8964. — À M. BERTRAND[1].
Ferney, 30 octobre.

Le vieux malade est toujours dans son lit : il fait mille compliments à M. Bertrand. Il lui enverra cette détestable édition sitôt qu’elle sera finie.

8965. — À MADAME LA MARQUISE DU DEFFANT.
À Ferney, 1er novembre.

Eh bien, madame, je commence par les diamants brillants. Page 102, tome Ier : « Pourquoi faire de Dieu un tyran oriental ? pourquoi lui faire punir des fautes légères par des châtiments éternels ? Pourquoi mettre le nom de la Divinité en bas du portrait du diable ? »

Page 107 : « Nous sommes étonnés de l’absurdité de la religion païenne ; celle de la religion papiste étonnera bien davantage la postérité. »

Page 121 : « Pour être philosophe, dit Malebranche, il faut voir évidemment ; et, pour être fidèle, il faut croire aveuglément. Malebranche ne s’aperçoit pas que de son fidèle il en fait un sot. »

Page 321 : « Pourquoi tout moine, qui défend avec un emportement ridicule les faux miracles de son fondateur, se moque-t-il de l’existence des vampires ? c’est qu’il n’a point d’intérêt à le croire.
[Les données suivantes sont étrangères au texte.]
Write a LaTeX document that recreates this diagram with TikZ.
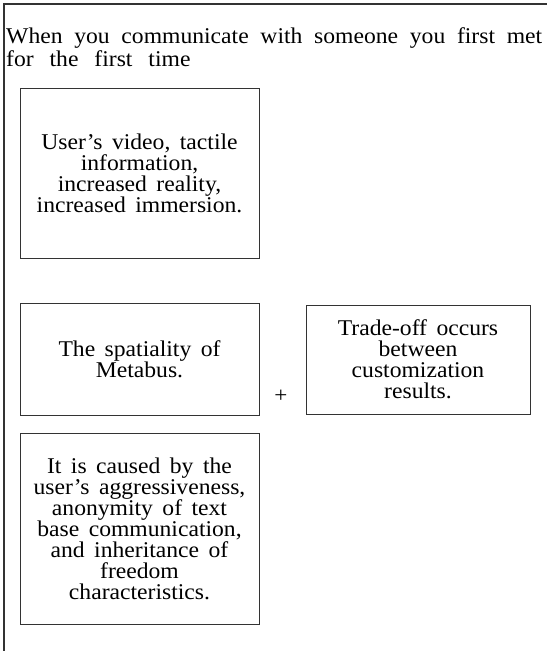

Ôtez l’intérêt, reste la raison, et la raison n’est pas crédule. »

Je prends ces petits diamants au hasard, madame ; il y en a mille dans ce goût, dont l’éclat m’a frappé. Cela n’empêche pas que le livre ne soit très-mauvais. Je passe ma vie à chercher des pierres précieuses dans du fumier ; et, quand j’en rencontre, je les mets à part, et j’en fais mon profit : c’est par là que les mauvais livres sont quelquefois très-utiles.
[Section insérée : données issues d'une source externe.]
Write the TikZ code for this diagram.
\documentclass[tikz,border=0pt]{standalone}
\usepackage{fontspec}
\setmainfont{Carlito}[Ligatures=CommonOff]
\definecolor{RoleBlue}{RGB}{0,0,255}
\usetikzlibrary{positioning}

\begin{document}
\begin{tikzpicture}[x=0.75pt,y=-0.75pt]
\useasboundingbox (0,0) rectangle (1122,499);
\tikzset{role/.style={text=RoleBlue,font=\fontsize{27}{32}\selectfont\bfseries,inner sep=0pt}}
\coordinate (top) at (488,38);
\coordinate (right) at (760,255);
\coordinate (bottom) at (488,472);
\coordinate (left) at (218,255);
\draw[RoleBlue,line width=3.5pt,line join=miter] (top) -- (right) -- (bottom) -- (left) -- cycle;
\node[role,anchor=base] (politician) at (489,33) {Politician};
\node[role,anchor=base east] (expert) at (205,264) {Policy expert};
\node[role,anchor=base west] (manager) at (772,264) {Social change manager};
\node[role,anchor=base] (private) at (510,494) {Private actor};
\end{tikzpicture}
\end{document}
J’ai lu, il n’y a pas longtemps, l’Art d’aimer, de Bernard[2]. C’est un des plus ennuyeux poëmes qu’on ait jamais faits ; cependant il y a, dans ce long poëme, une trentaine de vers admirables et dignes d’être éternels, comme le sujet du poëme le sera.

  1. Éditeurs, de Cayrol et François.
  2. Voyez la fin de la lettre 8918.